I’m one of those people who loves feedback. When I send out a newsletter into the big wide world I’m the guy who sits in the dashboard refreshing it every few minutes to see who’s opening it, what are they clicking on, when are they clicking on it. Here’s what Mailchimp thinks is important to me:

1. Open rate
2. Click rate (per unique open)
3. Audience change
4. Forwards
5. Last clicked

The list goes on.

So, when I first started, I had no idea what these numbers meant. On their own, they aren’t that useful. Then, after a while, I saw a trend. It looked like people click on listicles the most (articles that start with phrases like “10 tips for…”). Next most popular, images of art that aren’t mine. My open rate is higher on Tuesday mornings than it is on Thursday afternoons. My click rate is higher if I send out curated content I’ve found on the internet as opposed to links to my own stuff.

Huh. Interesting. But useful?

If I want to play the game that Mailchimp wants me to play, then great. I can change what and when I send emails out, and those numbers will definitely go up. But, at what cost? Do I end up becoming a ‘good curator of other people’s content’ for people who aren’t interested in me anyway? Is that what will help me become a better artist or teacher?

I know I’m taking a simplified and pessimistic view of this data. But bear with me a moment.

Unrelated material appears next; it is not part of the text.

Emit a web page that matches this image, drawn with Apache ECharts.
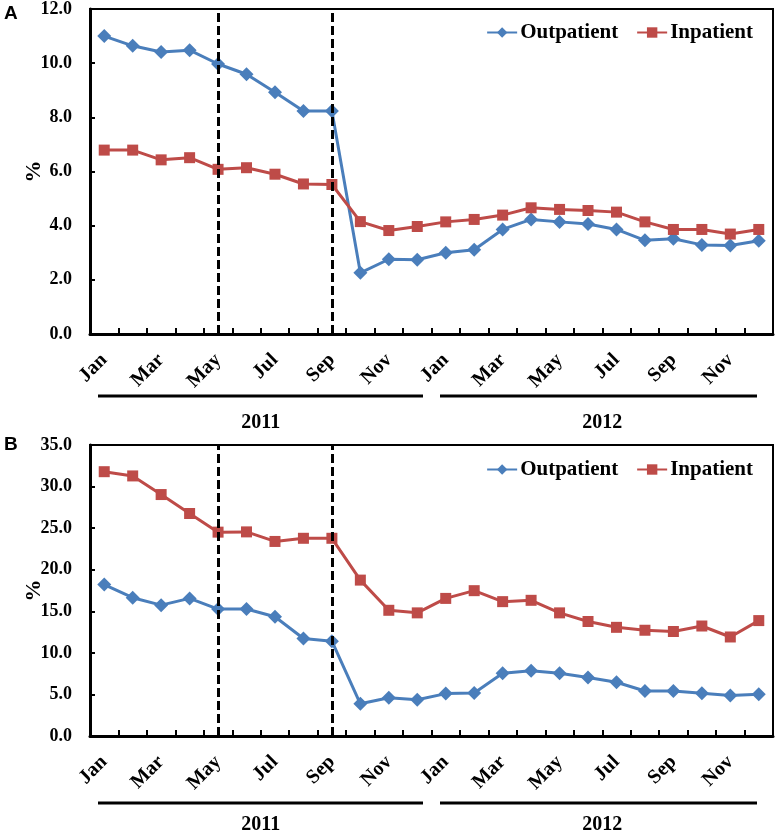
<!DOCTYPE html>
<html>
<head>
<meta charset="utf-8">
<script src="https://cdn.jsdelivr.net/npm/echarts@6/dist/echarts.min.js"></script>
<style>
html, body { margin: 0; padding: 0; background: #fff; }
#chart { width: 778px; height: 835px; }
</style>
</head>
<body>
<div id="chart"></div>
<script>
// months Jan 2011 .. Dec 2012
var months = ['Jan', 'Feb', 'Mar', 'Apr', 'May', 'Jun', 'Jul', 'Aug', 'Sep', 'Oct', 'Nov', 'Dec',
              'Jan', 'Feb', 'Mar', 'Apr', 'May', 'Jun', 'Jul', 'Aug', 'Sep', 'Oct', 'Nov', 'Dec'];
var years = ['2011', '2012'];

// panel A
var outpatientA = [11.0, 10.64, 10.41, 10.48, 9.97, 9.59, 8.93, 8.23, 8.23, 2.26, 2.76, 2.74,
                   3.0, 3.11, 3.86, 4.23, 4.14, 4.06, 3.86, 3.46, 3.52, 3.29, 3.27, 3.44];
var inpatientA = [6.79, 6.79, 6.43, 6.51, 6.08, 6.14, 5.90, 5.54, 5.52, 4.15, 3.82, 3.97,
                  4.14, 4.23, 4.39, 4.66, 4.60, 4.56, 4.50, 4.14, 3.86, 3.86, 3.69, 3.86];

// panel B
var outpatientB = [18.21, 16.63, 15.74, 16.55, 15.27, 15.27, 14.35, 11.72, 11.41, 3.87, 4.60, 4.37,
                   5.10, 5.18, 7.54, 7.85, 7.54, 7.04, 6.46, 5.41, 5.41, 5.14, 4.87, 5.03];
var inpatientB = [31.79, 31.28, 29.04, 26.76, 24.52, 24.55, 23.40, 23.78, 23.78, 18.75, 15.12, 14.81,
                  16.55, 17.48, 16.16, 16.32, 14.81, 13.77, 13.07, 12.72, 12.57, 13.23, 11.91, 13.88];

// dashed lines at May and Sep 2011
var cutoffs = [4, 8];

var serifFont = 'Liberation Serif';
var blue = '#4a7ebb';
var red = '#be4b48';

function monthAxis(g) {
    return {
        type: 'category', gridIndex: g, data: months, boundaryGap: true,
        axisLine: { lineStyle: { color: '#000', width: 3 } },
        axisTick: { show: true, inside: true, length: 6, interval: 0, lineStyle: { color: '#000', width: 2 } },
        axisLabel: { interval: 1, rotate: 45, margin: 23, color: '#000', fontFamily: serifFont, fontWeight: 'bold', fontSize: 20 }
    };
}

function yearAxis(g) {
    return {
        type: 'category', gridIndex: g, data: years, position: 'bottom', offset: 79,
        axisLine: { show: false }, axisTick: { show: false },
        axisLabel: { margin: 0, color: '#000', fontFamily: serifFont, fontWeight: 'bold', fontSize: 20 }
    };
}

function valueAxis(g, max, step) {
    return {
        type: 'value', gridIndex: g, min: 0, max: max, interval: step,
        name: '%', nameLocation: 'middle', nameGap: 45, nameRotate: 90, nameMoveOverlap: false,
        nameTextStyle: { color: '#000', fontFamily: serifFont, fontWeight: 'bold', fontSize: 22 },
        axisLine: { show: true, lineStyle: { color: '#000', width: 3 } },
        axisTick: { show: true, inside: true, length: 5, lineStyle: { color: '#000', width: 2 } },
        splitLine: { show: false },
        axisLabel: { margin: 18, color: '#000', fontFamily: serifFont, fontWeight: 'bold', fontSize: 18,
            formatter: function (v) { return v.toFixed(1); } }
    };
}

function lineSeries(name, data, g, color, symbol, size, withCutoffs) {
    var s = {
        name: name, type: 'line', data: data, xAxisIndex: g * 2, yAxisIndex: g,
        symbol: symbol, symbolSize: size, color: color,
        lineStyle: { color: color, width: 3 },
        itemStyle: { color: color },
        emphasis: { disabled: true }
    };
    if (withCutoffs) {
        s.markLine = {
            silent: true, symbol: 'none', label: { show: false },
            lineStyle: { color: '#000', width: 3, type: [9, 4] },
            data: cutoffs.map(function (i) { return { xAxis: i }; })
        };
    }
    return s;
}

function legend(top) {
    return {
        top: top, right: 20, itemWidth: 30, itemHeight: 13, itemGap: 18,
        data: ['Outpatient', 'Inpatient'],
        textStyle: { color: '#000', fontFamily: serifFont, fontWeight: 'bold', fontSize: 21, padding: [0, 0, 0, -2] }
    };
}

var chart = echarts.init(document.getElementById('chart'));

var option = {
    backgroundColor: '#fff',
    animation: false,
    grid: [
        { left: 90, top: 7, right: 5, height: 327, show: true, borderColor: '#000', borderWidth: 2 },
        { left: 90, top: 445, right: 5, height: 302, show: true, borderColor: '#000', borderWidth: 2 }
    ],
    legend: [legend(17), legend(454)],
    xAxis: [monthAxis(0), yearAxis(0), monthAxis(1), yearAxis(1)],
    yAxis: [valueAxis(0, 12, 2), valueAxis(1, 35, 5)],
    series: [
        lineSeries('Outpatient', outpatientA, 0, blue, 'diamond', 14, true),
        lineSeries('Inpatient', inpatientA, 0, red, 'rect', 11, false),
        lineSeries('Outpatient', outpatientB, 1, blue, 'diamond', 14, true),
        lineSeries('Inpatient', inpatientB, 1, red, 'rect', 11, false)
    ],
    graphic: [
        { type: 'text', left: 4, top: 4, style: { text: 'A', font: 'bold 19px "Liberation Sans"', fill: '#000' } },
        { type: 'text', left: 4, top: 435, style: { text: 'B', font: 'bold 19px "Liberation Sans"', fill: '#000' } },
        { type: 'line', shape: { x1: 98, y1: 396, x2: 423, y2: 396 }, style: { stroke: '#000', lineWidth: 3 } },
        { type: 'line', shape: { x1: 440, y1: 396, x2: 757, y2: 396 }, style: { stroke: '#000', lineWidth: 3 } },
        { type: 'line', shape: { x1: 98, y1: 803, x2: 423, y2: 803 }, style: { stroke: '#000', lineWidth: 3 } },
        { type: 'line', shape: { x1: 440, y1: 803, x2: 757, y2: 803 }, style: { stroke: '#000', lineWidth: 3 } }
    ]
};

chart.setOption(option);
</script>
</body>
</html>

It comes back to what I really want to know; when I switch off the dashboards and insights and numbers and ask myself what I really want the answer becomes clear. What I want to know is whether I’m increasing my connection with my audience. I want to know how my content is making people feel. Do people care about what I’m telling them? Am I adding enough value into someone’s life to even bother doing this? And what value is it adding to mine?

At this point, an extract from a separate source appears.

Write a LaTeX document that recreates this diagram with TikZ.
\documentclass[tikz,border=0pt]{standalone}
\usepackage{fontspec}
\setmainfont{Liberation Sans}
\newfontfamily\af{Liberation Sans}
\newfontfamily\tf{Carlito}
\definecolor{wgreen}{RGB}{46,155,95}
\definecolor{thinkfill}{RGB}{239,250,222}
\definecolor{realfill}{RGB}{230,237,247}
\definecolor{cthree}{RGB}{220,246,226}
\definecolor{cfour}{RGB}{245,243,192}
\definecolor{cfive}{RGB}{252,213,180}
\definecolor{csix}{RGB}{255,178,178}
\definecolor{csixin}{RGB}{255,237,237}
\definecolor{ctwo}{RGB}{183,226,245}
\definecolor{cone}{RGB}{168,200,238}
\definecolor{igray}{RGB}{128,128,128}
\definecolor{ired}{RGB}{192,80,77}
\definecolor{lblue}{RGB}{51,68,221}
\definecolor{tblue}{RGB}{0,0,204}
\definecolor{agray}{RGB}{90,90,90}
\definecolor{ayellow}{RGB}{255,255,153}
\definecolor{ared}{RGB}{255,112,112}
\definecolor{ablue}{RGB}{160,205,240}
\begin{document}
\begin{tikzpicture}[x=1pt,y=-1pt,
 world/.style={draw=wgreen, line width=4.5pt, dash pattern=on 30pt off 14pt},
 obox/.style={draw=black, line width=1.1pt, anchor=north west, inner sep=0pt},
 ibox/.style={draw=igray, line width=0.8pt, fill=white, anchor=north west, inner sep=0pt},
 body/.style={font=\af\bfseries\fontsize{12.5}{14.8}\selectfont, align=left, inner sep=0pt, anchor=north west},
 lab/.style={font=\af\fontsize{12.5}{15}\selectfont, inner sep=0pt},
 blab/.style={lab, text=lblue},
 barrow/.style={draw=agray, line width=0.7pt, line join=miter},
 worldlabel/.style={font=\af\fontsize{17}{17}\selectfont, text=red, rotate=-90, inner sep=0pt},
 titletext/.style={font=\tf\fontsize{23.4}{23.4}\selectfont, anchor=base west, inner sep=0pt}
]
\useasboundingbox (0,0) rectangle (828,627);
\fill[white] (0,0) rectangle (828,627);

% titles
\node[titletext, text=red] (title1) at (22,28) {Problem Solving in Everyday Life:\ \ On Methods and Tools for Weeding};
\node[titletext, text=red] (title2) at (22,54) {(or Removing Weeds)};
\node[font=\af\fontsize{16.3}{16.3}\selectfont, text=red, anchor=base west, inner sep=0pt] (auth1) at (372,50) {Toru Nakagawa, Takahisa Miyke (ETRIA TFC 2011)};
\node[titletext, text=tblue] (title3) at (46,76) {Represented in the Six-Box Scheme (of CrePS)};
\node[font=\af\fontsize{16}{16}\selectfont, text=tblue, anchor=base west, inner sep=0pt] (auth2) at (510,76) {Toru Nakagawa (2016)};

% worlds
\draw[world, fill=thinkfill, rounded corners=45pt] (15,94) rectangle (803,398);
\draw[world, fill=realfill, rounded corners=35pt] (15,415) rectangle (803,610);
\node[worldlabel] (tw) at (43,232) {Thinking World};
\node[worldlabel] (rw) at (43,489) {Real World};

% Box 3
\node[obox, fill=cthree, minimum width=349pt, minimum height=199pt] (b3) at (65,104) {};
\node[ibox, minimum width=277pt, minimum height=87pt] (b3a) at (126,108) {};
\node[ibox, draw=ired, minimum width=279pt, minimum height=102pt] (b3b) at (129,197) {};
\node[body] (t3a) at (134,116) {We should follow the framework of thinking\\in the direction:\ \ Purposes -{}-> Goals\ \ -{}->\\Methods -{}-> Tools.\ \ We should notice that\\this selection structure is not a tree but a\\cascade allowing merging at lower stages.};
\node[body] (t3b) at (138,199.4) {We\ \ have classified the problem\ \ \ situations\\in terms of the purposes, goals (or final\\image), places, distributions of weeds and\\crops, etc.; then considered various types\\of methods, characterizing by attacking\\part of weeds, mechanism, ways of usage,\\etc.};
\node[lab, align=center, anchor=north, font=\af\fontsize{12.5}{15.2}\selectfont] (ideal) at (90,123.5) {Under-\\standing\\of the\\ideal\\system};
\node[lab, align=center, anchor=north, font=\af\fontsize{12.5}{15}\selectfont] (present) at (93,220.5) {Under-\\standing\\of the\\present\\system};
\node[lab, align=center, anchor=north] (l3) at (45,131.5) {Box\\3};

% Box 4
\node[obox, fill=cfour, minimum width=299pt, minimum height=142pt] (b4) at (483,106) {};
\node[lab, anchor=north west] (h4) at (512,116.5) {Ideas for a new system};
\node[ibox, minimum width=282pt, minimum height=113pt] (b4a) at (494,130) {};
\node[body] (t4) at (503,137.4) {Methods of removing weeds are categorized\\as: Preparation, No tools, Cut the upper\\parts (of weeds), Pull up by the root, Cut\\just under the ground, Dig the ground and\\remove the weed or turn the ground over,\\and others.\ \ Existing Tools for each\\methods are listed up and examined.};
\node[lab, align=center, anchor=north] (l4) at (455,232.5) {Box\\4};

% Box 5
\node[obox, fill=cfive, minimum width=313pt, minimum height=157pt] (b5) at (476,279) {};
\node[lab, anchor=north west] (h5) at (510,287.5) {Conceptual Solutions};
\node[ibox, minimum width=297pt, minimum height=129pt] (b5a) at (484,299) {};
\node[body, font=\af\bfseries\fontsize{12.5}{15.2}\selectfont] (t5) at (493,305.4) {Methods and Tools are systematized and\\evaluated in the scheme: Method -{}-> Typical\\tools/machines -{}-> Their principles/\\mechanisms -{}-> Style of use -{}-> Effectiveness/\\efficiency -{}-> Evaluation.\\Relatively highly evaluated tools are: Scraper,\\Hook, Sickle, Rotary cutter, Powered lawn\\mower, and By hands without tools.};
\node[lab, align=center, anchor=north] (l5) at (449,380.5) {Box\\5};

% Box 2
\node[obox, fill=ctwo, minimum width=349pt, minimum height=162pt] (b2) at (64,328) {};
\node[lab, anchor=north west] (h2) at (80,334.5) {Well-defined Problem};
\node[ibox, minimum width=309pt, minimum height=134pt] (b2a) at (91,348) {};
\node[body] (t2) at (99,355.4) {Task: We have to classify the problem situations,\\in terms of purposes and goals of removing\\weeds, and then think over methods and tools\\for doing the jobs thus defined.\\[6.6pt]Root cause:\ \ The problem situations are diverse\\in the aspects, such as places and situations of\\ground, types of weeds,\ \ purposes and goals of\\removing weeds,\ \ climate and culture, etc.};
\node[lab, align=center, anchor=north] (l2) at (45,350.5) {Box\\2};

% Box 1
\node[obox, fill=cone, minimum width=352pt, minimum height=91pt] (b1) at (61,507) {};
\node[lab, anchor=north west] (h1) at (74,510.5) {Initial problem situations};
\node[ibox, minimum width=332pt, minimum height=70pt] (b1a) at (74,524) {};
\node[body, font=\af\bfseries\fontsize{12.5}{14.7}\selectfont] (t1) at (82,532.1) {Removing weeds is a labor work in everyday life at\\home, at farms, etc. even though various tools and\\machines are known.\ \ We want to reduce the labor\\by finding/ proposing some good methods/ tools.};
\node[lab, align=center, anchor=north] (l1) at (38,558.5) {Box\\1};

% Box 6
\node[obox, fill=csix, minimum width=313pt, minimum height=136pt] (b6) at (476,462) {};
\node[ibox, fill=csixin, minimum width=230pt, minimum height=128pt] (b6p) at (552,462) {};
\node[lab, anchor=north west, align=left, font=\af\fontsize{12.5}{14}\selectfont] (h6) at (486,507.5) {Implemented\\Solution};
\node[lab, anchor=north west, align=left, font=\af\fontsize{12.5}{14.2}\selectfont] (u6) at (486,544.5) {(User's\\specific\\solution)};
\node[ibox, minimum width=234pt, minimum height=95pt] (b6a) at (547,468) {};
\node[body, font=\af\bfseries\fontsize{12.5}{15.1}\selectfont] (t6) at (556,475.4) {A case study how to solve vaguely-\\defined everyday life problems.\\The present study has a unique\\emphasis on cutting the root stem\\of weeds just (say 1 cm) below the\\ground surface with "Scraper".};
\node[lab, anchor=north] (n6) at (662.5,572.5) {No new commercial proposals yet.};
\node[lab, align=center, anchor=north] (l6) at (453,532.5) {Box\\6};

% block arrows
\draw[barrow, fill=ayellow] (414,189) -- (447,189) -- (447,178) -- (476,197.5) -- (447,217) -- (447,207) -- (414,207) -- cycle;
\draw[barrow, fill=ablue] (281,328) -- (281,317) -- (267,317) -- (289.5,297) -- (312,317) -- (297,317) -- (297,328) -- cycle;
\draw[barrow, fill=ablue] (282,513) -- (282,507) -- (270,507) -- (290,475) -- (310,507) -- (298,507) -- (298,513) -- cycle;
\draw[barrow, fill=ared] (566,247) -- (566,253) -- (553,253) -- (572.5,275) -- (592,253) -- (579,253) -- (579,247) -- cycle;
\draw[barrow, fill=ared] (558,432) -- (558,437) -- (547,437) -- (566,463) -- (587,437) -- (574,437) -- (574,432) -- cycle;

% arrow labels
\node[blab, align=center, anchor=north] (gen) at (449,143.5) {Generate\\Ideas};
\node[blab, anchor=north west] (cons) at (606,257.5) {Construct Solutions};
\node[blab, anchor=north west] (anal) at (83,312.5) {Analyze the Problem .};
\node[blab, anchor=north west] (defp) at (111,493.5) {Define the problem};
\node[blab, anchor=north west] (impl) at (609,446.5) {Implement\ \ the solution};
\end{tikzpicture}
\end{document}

So, I made a fresh start. I decided to make up my own set of metrics. Ones that I think give me a more explicit indication of whether what I’m doing is fulfilling the goals I want to achieve. These are metrics that no ‘service’ offer. It’s up to me to track them. So here they are:

  1. Does anyone bother to reply? And if so, who?
  2. How did it make them feel? Angry? Sad? Happy?
  3. How does it make ME feel to receive each response.

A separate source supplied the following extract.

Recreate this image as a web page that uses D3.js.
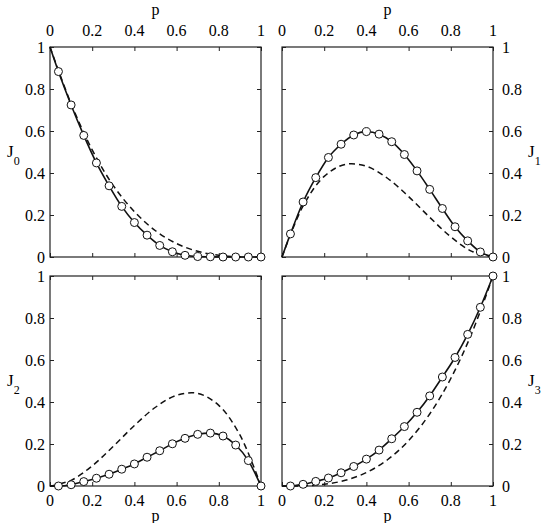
<!DOCTYPE html>
<html>
<head>
<meta charset="utf-8">
<script src="https://cdn.jsdelivr.net/npm/d3@7"></script>
<style>
  body { margin: 0; background: #fff; }
</style>
</head>
<body>
<div id="chart"></div>
<script>
// circle positions (p) and values
const pMarks = [0.04, 0.10, 0.16, 0.22, 0.28, 0.34, 0.40, 0.46, 0.52, 0.58, 0.64, 0.70, 0.76, 0.82, 0.88, 0.94, 1.00];
const j0Marks = [0.883, 0.724, 0.579, 0.448, 0.339, 0.241, 0.164, 0.104, 0.055, 0.025, 0.008, 0.002, 0.001, 0, 0, 0, 0];
const j1Marks = [0.110, 0.262, 0.378, 0.474, 0.537, 0.581, 0.597, 0.585, 0.549, 0.488, 0.410, 0.322, 0.231, 0.144, 0.077, 0.024, 0];
const j2Marks = [0.000, 0.006, 0.021, 0.037, 0.056, 0.080, 0.105, 0.137, 0.168, 0.201, 0.227, 0.246, 0.252, 0.238, 0.195, 0.121, 0];
const j3Marks = [0.000, 0.008, 0.022, 0.038, 0.063, 0.093, 0.128, 0.171, 0.225, 0.283, 0.351, 0.429, 0.519, 0.612, 0.722, 0.851, 1.0];
// values of each curve at p = 0
const startValues = [1, 0, 0, 0];

// dashed curves, read every 0.1 in p
const pDashed = [0, 0.1, 0.2, 0.3, 0.4, 0.5, 0.6, 0.7, 0.8, 0.9, 1.0];
const j0Dashed = [1, 0.73, 0.51, 0.34, 0.216, 0.125, 0.064, 0.027, 0.008, 0.001, 0];
const j1Dashed = [0, 0.243, 0.384, 0.441, 0.432, 0.375, 0.288, 0.189, 0.096, 0.027, 0];
const j2Dashed = [0, 0.027, 0.096, 0.189, 0.288, 0.375, 0.432, 0.441, 0.384, 0.243, 0];
const j3Dashed = [0, 0.001, 0.008, 0.027, 0.064, 0.125, 0.216, 0.343, 0.512, 0.729, 1];

const tickValues = [0, 0.2, 0.4, 0.6, 0.8, 1];
const tickLabels = ["0", "0.2", "0.4", "0.6", "0.8", "1"];

document.addEventListener("DOMContentLoaded", function() {
    const width = 549,
        height = 523;
    const serif = "'Liberation Serif', 'Times New Roman', Times, serif";

    const svg = d3.select("#chart")
        .append("svg")
        .attr("width", width)
        .attr("height", height)
        .style("font-family", serif);

    const panels = [
        { marks: j0Marks, dashed: j0Dashed, start: startValues[0], x0: 50, y0: 47, xSide: "top", ySide: "left", sub: "0" },
        { marks: j1Marks, dashed: j1Dashed, start: startValues[1], x0: 282, y0: 47, xSide: "top", ySide: "right", sub: "1" },
        { marks: j2Marks, dashed: j2Dashed, start: startValues[2], x0: 50, y0: 276, xSide: "bottom", ySide: "left", sub: "2" },
        { marks: j3Marks, dashed: j3Dashed, start: startValues[3], x0: 282, y0: 276, xSide: "bottom", ySide: "right", sub: "3" }
    ];

    const pw = 211, ph = 210, tickLen = 4;
    const fmt = d => tickLabels[tickValues.indexOf(d)];

    panels.forEach(pan => {
        const g = svg.append("g").attr("transform", `translate(${pan.x0},${pan.y0})`);
        const x = d3.scaleLinear().domain([0, 1]).range([0, pw]);
        const y = d3.scaleLinear().domain([0, 1]).range([ph, 0]);

        // inward ticks on every side
        const axes = [
            { ax: d3.axisBottom(x), t: `translate(0,0)` },
            { ax: d3.axisTop(x), t: `translate(0,${ph})` },
            { ax: d3.axisRight(y), t: `translate(0,0)` },
            { ax: d3.axisLeft(y), t: `translate(${pw},0)` }
        ];
        axes.forEach(a => {
            const ag = g.append("g").attr("transform", a.t)
                .call(a.ax.tickValues(tickValues).tickSize(tickLen).tickFormat(""));
            ag.select(".domain").remove();
            ag.selectAll("line").attr("stroke", "#222").attr("stroke-width", 1);
        });

        g.append("rect")
            .attr("width", pw).attr("height", ph)
            .attr("fill", "none").attr("stroke", "#222").attr("stroke-width", 1.2);

        // tick labels
        g.append("g").selectAll("text").data(tickValues).enter().append("text")
            .attr("x", d => x(d))
            .attr("y", pan.xSide === "top" ? -11 : ph + 20)
            .attr("text-anchor", "middle")
            .style("font-family", serif)
            .style("font-size", "16px")
            .text(fmt);

        g.append("g").selectAll("text").data(tickValues).enter().append("text")
            .attr("x", pan.ySide === "left" ? -5 : pw + 9)
            .attr("y", d => y(d))
            .attr("dy", "0.35em")
            .attr("text-anchor", pan.ySide === "left" ? "end" : "start")
            .style("font-family", serif)
            .style("font-size", "16px")
            .text(fmt);

        // axis title p
        g.append("text")
            .attr("x", x(0.5))
            .attr("y", pan.xSide === "top" ? -32 : ph + 35)
            .attr("text-anchor", "middle")
            .style("font-family", serif)
            .style("font-size", "16px")
            .text("p");

        // J label with subscript
        const jl = g.append("text")
            .attr("x", pan.ySide === "left" ? -43 : pw + 35)
            .attr("y", y(0.5) + 5)
            .style("font-family", serif)
            .style("font-size", "17px");
        jl.append("tspan").text("J");
        jl.append("tspan").attr("dy", 8).style("font-size", "12px").text(pan.sub);

        // dashed curve
        const dashedLine = d3.line()
            .x((d, i) => x(pDashed[i]))
            .y(d => y(d))
            .curve(d3.curveCatmullRom.alpha(0.5));
        g.append("path")
            .attr("d", dashedLine(pan.dashed))
            .attr("fill", "none")
            .attr("stroke", "#111")
            .attr("stroke-width", 1.5)
            .attr("stroke-dasharray", "6,4");

        // solid curve through circles
        const pts = [[0, pan.start]].concat(pMarks.map((p, i) => [p, pan.marks[i]]));
        const solidLine = d3.line()
            .x(d => x(d[0]))
            .y(d => y(d[1]))
            .curve(d3.curveMonotoneX);
        g.append("path")
            .attr("d", solidLine(pts))
            .attr("fill", "none")
            .attr("stroke", "#111")
            .attr("stroke-width", 1.6);

        g.append("g").selectAll("circle").data(pMarks).enter().append("circle")
            .attr("cx", d => x(d))
            .attr("cy", (d, i) => y(pan.marks[i]))
            .attr("r", 4)
            .attr("fill", "#fff")
            .attr("stroke", "#111")
            .attr("stroke-width", 1);
    });
});
</script>
</body>
</html>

When you start to consider these metrics before you create content, it’s surprising what sort of content it unlocks. Instead of posting highly visual photos of other people’s work (e.g. ten best social media artists to follow), I start to think about telling personal stories so people can get to know me better. Instead of posting pictures of cats, I think about telling people about the impact that their financial support is making in my life, and the lives of others through the charities I support.

It’s different. It’s not how Mailchimp or any e-marketing textbook would frame ‘success’, but it makes me feel really good.

Numbers Shnumbers

Whether Facebook, Instagram or Twitter or are doing it purposefully or not, the algorithms they’re using to serve content are rewarding behaviour that, in the end, gives *them* as much reward as possible – and that’s scale. The number of eyeballs on the platform is what’s important to them. And, just like billboards placed on highly used motorways, it means they can reach more people with advertising and therefore charge more money for that space.

No matter how sure I am about this decision to change what content I share in the world, I still have fear. I fear I’m about to ‘cannibalise’ my social media accounts. I’ve spent a good chunk of time building a pretty modest following, but I’m about to start posting things that probably won’t make the maximum number of people hit the like button or the follow button.

But I know that when I do feel that intense pressure that these platforms will put on me to influence what I post, I’ll return to this article and read me to myself. Hopefully, that’ll be enough because I’m not measuring success by analytics dashboards anymore.